What is expected: Reproduce only the lines of the material below that start at the line containing "What Plotly.js code" and stop at the line containing "const compassTheta = [0,90,180,270];". Keep both end lines.

Material provided:

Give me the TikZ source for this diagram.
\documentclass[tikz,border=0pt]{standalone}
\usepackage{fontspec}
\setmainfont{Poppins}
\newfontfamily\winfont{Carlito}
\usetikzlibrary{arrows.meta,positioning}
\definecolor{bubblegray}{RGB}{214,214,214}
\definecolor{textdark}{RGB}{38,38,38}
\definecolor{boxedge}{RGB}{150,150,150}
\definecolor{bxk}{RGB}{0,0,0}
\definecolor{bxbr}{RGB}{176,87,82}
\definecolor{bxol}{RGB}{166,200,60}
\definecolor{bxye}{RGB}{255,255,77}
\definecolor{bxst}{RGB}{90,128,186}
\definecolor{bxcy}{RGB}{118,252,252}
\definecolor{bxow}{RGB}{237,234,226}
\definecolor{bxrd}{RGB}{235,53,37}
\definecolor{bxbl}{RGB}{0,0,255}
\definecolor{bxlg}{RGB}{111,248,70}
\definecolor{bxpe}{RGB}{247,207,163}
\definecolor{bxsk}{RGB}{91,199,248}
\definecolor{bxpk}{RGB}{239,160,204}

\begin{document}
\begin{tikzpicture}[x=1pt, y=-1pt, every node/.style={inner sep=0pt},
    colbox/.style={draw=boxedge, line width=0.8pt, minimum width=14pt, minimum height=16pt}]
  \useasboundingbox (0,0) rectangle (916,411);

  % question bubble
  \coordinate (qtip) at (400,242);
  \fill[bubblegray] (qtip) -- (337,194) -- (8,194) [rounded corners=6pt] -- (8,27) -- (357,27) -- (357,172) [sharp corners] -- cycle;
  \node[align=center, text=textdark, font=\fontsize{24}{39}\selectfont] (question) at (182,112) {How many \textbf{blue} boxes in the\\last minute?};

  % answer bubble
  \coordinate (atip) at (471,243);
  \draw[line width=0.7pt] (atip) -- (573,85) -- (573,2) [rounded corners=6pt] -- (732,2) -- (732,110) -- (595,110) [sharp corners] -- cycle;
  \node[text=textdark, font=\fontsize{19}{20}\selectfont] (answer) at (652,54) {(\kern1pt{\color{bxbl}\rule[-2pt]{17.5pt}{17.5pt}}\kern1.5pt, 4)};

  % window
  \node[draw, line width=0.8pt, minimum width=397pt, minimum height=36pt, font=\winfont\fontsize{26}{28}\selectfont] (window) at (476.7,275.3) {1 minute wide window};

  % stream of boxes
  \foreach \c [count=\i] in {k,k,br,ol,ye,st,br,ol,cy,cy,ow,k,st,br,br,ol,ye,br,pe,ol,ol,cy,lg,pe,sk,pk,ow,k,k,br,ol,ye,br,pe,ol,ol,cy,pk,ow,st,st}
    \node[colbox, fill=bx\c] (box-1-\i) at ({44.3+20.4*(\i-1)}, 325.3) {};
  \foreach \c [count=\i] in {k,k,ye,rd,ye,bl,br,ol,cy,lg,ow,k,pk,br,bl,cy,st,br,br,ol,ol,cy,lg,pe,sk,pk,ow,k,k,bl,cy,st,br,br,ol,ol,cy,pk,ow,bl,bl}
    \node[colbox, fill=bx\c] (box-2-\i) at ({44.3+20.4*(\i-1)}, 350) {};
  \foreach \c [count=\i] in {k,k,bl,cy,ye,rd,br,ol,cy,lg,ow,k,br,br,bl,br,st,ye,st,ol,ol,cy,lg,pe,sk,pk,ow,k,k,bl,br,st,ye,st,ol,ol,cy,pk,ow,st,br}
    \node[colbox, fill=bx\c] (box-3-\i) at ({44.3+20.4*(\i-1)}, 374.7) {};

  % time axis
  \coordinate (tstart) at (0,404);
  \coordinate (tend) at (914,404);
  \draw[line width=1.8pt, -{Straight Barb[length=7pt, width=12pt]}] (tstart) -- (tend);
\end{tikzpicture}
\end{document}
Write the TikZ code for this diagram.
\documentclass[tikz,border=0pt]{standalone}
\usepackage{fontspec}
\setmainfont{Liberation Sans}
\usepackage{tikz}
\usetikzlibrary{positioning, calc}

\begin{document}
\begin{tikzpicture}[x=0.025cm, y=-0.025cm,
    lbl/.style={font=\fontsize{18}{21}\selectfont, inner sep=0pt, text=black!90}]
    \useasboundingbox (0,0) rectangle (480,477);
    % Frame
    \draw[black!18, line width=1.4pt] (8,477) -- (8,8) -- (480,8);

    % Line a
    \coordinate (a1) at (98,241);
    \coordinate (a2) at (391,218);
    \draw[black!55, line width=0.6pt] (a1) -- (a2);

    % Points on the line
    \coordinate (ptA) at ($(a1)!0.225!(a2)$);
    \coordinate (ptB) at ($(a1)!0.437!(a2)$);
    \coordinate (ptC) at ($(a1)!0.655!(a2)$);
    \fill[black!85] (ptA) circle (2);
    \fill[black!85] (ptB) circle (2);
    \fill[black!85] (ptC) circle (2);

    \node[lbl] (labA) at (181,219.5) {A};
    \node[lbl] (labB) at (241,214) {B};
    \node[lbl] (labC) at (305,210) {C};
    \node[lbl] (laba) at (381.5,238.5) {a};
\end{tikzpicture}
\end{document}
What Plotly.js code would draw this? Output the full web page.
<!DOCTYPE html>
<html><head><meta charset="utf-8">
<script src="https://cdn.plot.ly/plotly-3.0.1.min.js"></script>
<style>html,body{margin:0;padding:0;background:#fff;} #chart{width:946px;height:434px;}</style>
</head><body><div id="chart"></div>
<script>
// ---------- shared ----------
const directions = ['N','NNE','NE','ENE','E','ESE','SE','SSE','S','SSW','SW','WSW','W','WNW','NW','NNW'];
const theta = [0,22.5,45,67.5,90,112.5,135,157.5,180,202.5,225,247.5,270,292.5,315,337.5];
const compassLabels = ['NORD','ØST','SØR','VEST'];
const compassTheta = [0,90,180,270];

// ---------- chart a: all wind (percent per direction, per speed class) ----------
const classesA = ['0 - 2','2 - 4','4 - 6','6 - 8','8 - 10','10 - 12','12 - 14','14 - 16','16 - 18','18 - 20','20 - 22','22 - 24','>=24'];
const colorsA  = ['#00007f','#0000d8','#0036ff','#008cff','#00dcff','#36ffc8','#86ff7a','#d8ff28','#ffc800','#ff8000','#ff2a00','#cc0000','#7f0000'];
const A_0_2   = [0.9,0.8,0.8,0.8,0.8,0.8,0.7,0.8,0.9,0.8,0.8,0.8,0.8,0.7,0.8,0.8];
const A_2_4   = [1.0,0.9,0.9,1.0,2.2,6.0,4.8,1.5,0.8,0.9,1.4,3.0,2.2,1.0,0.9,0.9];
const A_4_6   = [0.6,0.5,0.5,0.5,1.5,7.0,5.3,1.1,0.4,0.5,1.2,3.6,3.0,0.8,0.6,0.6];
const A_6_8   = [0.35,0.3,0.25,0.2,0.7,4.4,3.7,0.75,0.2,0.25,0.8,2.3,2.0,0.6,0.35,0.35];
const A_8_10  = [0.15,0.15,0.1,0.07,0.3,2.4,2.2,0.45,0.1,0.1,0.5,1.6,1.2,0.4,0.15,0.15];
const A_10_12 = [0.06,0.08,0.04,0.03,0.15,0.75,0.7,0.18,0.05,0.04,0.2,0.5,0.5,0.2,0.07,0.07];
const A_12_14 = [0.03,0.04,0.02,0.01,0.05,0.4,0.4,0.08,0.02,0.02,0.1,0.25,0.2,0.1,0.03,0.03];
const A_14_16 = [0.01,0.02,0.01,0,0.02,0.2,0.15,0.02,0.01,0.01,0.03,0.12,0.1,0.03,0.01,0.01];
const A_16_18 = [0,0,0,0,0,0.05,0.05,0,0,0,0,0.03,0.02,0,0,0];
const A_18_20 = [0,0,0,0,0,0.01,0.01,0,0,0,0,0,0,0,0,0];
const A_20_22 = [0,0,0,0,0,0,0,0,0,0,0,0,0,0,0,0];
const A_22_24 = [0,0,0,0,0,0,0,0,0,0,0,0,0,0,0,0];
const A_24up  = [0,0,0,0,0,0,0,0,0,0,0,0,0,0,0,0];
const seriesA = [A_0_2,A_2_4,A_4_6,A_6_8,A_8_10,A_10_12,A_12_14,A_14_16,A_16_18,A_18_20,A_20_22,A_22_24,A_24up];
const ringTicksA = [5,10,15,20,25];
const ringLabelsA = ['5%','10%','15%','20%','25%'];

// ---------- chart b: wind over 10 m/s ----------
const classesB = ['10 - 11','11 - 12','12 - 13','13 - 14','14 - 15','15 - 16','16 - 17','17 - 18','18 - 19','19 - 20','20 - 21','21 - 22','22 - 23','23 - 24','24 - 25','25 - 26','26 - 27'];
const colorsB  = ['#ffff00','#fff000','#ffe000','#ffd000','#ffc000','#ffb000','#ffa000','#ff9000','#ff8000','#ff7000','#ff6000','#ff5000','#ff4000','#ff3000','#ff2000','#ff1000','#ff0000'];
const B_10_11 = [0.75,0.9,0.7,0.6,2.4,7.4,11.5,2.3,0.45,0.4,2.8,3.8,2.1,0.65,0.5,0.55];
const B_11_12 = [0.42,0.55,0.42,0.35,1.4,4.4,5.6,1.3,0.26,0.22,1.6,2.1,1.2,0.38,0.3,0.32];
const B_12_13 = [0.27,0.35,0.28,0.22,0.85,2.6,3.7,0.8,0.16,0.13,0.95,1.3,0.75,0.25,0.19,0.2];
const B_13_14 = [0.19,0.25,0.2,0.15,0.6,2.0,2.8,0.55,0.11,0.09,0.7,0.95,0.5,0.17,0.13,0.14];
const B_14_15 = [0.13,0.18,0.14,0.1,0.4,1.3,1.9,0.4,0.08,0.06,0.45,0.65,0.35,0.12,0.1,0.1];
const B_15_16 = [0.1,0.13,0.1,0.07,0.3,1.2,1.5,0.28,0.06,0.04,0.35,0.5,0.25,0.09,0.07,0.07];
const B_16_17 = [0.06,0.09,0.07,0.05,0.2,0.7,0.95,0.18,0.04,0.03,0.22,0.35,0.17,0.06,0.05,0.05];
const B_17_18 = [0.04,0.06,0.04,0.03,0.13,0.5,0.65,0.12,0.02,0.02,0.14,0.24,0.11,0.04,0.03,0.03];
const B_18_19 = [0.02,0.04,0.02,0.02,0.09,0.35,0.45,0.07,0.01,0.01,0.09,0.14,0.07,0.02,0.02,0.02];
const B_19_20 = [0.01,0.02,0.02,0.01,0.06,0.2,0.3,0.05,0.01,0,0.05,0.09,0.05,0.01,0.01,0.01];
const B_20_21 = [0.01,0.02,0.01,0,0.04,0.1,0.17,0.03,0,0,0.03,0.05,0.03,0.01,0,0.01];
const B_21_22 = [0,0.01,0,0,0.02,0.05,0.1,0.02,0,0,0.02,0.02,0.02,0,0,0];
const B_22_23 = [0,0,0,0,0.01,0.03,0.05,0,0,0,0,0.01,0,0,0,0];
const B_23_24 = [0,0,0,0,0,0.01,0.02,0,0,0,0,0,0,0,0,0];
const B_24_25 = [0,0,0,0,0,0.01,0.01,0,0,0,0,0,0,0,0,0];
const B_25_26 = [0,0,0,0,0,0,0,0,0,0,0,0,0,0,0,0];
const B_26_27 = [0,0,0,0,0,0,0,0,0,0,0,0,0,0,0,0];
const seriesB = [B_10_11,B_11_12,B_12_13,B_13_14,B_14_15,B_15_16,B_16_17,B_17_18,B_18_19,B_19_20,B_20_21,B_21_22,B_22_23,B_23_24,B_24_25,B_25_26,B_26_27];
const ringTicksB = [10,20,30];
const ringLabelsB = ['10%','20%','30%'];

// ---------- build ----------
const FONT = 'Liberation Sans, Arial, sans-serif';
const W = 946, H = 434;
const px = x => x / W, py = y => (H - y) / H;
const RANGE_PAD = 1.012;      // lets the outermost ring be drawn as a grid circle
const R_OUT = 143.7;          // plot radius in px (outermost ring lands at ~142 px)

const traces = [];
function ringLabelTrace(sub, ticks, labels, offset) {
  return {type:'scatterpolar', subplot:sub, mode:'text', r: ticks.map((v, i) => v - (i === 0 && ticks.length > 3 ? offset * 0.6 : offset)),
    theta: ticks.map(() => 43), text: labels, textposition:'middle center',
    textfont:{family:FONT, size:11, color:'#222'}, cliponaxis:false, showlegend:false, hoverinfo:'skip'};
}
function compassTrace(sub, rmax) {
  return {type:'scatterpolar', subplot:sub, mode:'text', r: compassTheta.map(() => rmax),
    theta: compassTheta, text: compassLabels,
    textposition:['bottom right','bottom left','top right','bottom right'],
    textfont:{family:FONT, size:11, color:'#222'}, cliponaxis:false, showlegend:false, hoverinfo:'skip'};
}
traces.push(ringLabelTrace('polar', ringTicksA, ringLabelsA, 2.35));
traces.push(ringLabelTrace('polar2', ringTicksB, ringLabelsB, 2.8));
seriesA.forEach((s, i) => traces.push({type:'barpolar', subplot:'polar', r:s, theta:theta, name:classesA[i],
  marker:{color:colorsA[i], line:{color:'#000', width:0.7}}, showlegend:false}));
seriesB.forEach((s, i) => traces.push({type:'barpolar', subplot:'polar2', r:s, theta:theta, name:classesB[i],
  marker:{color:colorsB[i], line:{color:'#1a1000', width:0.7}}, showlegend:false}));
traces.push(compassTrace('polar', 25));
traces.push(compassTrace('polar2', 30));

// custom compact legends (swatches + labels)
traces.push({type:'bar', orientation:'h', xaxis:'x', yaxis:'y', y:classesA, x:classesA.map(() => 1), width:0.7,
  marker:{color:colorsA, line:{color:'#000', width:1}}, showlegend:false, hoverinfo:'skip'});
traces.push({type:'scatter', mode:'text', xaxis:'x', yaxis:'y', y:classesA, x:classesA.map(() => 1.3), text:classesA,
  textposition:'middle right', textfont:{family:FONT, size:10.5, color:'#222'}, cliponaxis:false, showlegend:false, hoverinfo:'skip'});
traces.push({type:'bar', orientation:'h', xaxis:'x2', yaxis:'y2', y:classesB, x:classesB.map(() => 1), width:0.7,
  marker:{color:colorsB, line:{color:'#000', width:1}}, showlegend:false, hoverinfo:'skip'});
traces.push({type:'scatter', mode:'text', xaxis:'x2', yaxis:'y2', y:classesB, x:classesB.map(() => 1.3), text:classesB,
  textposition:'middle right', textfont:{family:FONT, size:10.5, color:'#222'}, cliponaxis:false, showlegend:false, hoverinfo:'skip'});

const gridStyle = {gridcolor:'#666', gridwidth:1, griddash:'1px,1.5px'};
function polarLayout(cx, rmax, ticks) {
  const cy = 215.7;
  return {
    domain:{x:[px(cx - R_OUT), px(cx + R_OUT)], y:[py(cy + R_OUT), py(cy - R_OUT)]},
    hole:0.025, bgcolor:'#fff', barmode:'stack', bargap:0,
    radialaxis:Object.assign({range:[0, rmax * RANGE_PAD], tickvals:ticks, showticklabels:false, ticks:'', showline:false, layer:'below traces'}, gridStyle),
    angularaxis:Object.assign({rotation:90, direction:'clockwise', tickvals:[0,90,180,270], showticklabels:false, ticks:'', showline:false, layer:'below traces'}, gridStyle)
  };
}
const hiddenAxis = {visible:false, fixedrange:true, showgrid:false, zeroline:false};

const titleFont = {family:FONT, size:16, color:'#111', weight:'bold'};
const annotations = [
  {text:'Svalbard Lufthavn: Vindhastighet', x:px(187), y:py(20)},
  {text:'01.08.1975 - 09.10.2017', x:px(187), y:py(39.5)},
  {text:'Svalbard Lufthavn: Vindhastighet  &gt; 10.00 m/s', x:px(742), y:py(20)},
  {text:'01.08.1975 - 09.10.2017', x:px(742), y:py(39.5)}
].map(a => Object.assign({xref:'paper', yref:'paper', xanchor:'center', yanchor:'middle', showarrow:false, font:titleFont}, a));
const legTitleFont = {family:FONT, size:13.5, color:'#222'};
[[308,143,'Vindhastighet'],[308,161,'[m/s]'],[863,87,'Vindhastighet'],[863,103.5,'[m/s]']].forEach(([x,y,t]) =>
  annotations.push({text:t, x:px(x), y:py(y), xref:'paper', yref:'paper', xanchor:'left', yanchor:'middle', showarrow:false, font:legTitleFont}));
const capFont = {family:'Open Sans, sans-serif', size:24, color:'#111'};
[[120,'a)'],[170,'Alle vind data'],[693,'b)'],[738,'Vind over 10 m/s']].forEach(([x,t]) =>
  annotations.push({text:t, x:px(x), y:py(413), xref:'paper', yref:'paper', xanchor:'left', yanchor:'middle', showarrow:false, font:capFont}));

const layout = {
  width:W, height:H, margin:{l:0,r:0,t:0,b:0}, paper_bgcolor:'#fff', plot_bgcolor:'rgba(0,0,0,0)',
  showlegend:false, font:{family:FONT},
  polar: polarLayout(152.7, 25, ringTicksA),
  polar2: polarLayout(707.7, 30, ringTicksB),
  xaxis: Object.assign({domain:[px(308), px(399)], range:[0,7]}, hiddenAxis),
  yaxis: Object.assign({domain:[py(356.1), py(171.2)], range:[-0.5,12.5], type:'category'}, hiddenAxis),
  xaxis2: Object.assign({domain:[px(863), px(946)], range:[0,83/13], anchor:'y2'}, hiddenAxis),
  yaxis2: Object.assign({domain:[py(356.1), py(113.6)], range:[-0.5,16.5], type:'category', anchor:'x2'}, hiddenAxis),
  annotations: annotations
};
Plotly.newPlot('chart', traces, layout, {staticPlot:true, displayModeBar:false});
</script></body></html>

Expected answer:
What Plotly.js code would draw this? Output the full web page.
<!DOCTYPE html>
<html><head><meta charset="utf-8">
<script src="https://cdn.plot.ly/plotly-3.0.1.min.js"></script>
<style>html,body{margin:0;padding:0;background:#fff;} #chart{width:946px;height:434px;}</style>
</head><body><div id="chart"></div>
<script>
// ---------- shared ----------
const directions = ['N','NNE','NE','ENE','E','ESE','SE','SSE','S','SSW','SW','WSW','W','WNW','NW','NNW'];
const theta = [0,22.5,45,67.5,90,112.5,135,157.5,180,202.5,225,247.5,270,292.5,315,337.5];
const compassLabels = ['NORD','ØST','SØR','VEST'];
const compassTheta = [0,90,180,270];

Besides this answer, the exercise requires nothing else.